Jennifer Keene is a professor of history and dean of the Wilkinson College of Arts, Humanities, and Social Sciences at Chapman University. Her books about the American experience in the world wars include Doughboys, The Great War, and the Remaking of America, and World War I: The American Soldier Experience. Professor Keene has been awarded Fulbright Senior Scholar Awards and a Mellon Library of Congress Fellowship, and was featured in the PBS documentary mini-series, “The Great War.”

Overview

The Spanish flu, also known as the 1918 flu pandemic, was an unusually deadly influenza pandemic. Lasting from January 1918 to December 1920, it infected 500 million people – about a third of the world’s population at the time.

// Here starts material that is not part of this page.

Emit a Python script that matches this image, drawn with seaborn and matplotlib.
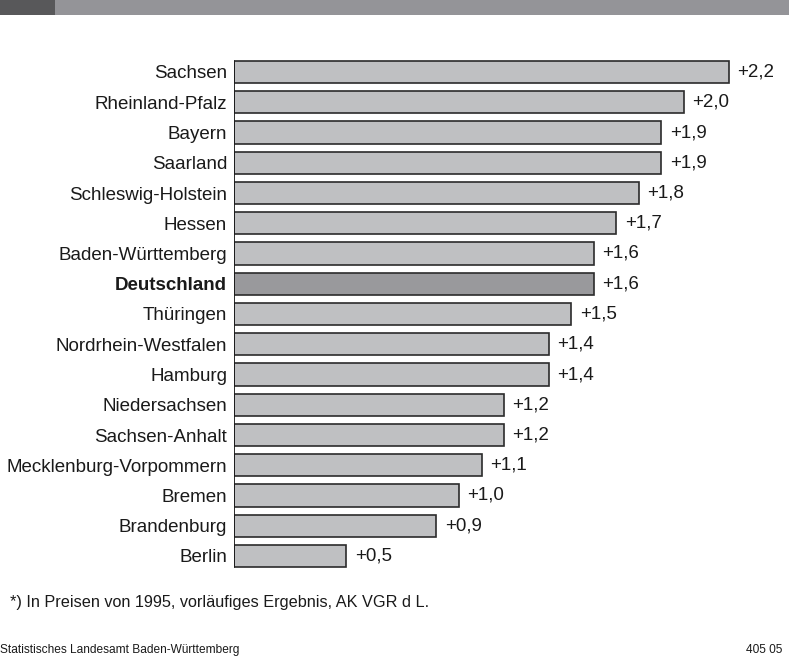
import matplotlib
matplotlib.use("Agg")
import matplotlib.pyplot as plt
import seaborn as sns
import pandas as pd
from matplotlib.patches import Rectangle

# ---------------------- Data ----------------------

laender = [
    "Sachsen", "Rheinland-Pfalz", "Bayern", "Saarland", "Schleswig-Holstein",
    "Hessen", "Baden-Württemberg", "Deutschland", "Thüringen",
    "Nordrhein-Westfalen", "Hamburg", "Niedersachsen", "Sachsen-Anhalt",
    "Mecklenburg-Vorpommern", "Bremen", "Brandenburg", "Berlin",
]
wachstum = [2.2, 2.0, 1.9, 1.9, 1.8, 1.7, 1.6, 1.6, 1.5, 1.4, 1.4, 1.2, 1.2,
            1.1, 1.0, 0.9, 0.5]
value_labels = ["+2,2", "+2,0", "+1,9", "+1,9", "+1,8", "+1,7", "+1,6", "+1,6",
                "+1,5", "+1,4", "+1,4", "+1,2", "+1,2", "+1,1", "+1,0", "+0,9",
                "+0,5"]

df = pd.DataFrame({"land": laender, "wert": wachstum})

sns.set_style("white")
plt.rcParams["font.family"] = ["Liberation Sans", "DejaVu Sans"]

W, H = 789, 664
fig = plt.figure(figsize=(W / 100, H / 100), dpi=100)

# top band
fig.patches.append(Rectangle((0, 1 - 15 / H), 1, 15 / H, transform=fig.transFigure,
                             facecolor="#949498", edgecolor="none"))
fig.patches.append(Rectangle((0, 1 - 15 / H), 55 / W, 15 / H, transform=fig.transFigure,
                             facecolor="#58585a", edgecolor="none"))

# axes: zero line at x=234, 225 px per unit, bars centered 72..556 px
x0 = 234
top = 72 - 0.5 * 30.25
bottom = 556 + 0.5 * 30.25
ax = fig.add_axes([x0 / W, 1 - bottom / H, (W - x0) / W, (bottom - top) / H])

colors = ["#98989c" if l == "Deutschland" else "#bfc0c2" for l in laender]
sns.barplot(data=df, x="wert", y="land", hue="land", palette=colors,
            legend=False, width=0.73, edgecolor="#2b2b2b", linewidth=1.2,
            orient="h", ax=ax)

ax.set_xlim(0, (W - x0) / 225)
ax.set_ylim(16.5, -0.5)
ax.set_xlabel("")
ax.set_ylabel("")
ax.set_xticks([])
for s in ["top", "right", "bottom", "left"]:
    ax.spines[s].set_visible(False)
gap = (0.5 - 0.365) / 17
ax.axvline(0, ymin=gap, ymax=1 - gap, color="#1a1a1a", linewidth=1.3)

ax.tick_params(axis="y", length=0, pad=5, labelsize=13.5, labelcolor="#1a1a1a")
for lab in ax.get_yticklabels():
    if lab.get_text() == "Deutschland":
        lab.set_fontweight("bold")

for i, (v, t) in enumerate(zip(wachstum, value_labels)):
    ax.annotate(t, (v, i), xytext=(6, 0), textcoords="offset points",
                va="center", ha="left", fontsize=13.5, color="#1a1a1a")

fig.text(10 / W, 1 - 603 / H, "*) In Preisen von 1995, vorläufiges Ergebnis, AK VGR d L.",
         fontsize=11.7, color="#1a1a1a", va="center", ha="left")
fig.text(0 / W, 1 - 650 / H, "Statistisches Landesamt Baden-Württemberg",
         fontsize=8.6, color="#1a1a1a", va="center", ha="left")
fig.text(782 / W, 1 - 650 / H, "405 05",
         fontsize=8.6, color="#1a1a1a", va="center", ha="right")

fig.savefig("out.png", dpi=100)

The death toll is estimated to have been anywhere from 17 to 50 million, and possibly as high as 100 million, making it one of the deadliest pandemics in human history.

To maintain morale, World War I censors minimized early reports of illness and mortality in Germany, the United Kingdom, France, and the United States. Newspapers were free to report the epidemic’s effects in neutral Spain, such as the grave illness of King Alfonso XIII, and these stories created a false impression of Spain as especially hard hit. This eventually gave rise to the “Spanish flu” as a colloquialism in reference to the 1918 pandemic, even though historical and epidemiological data are inadequate to identify with certainty the pandemic’s geographic origin. In this timely talk, Professor Keene will discuss these, as well as other facts and fictions, about a pandemic with several similarities to the one occurring in our own time.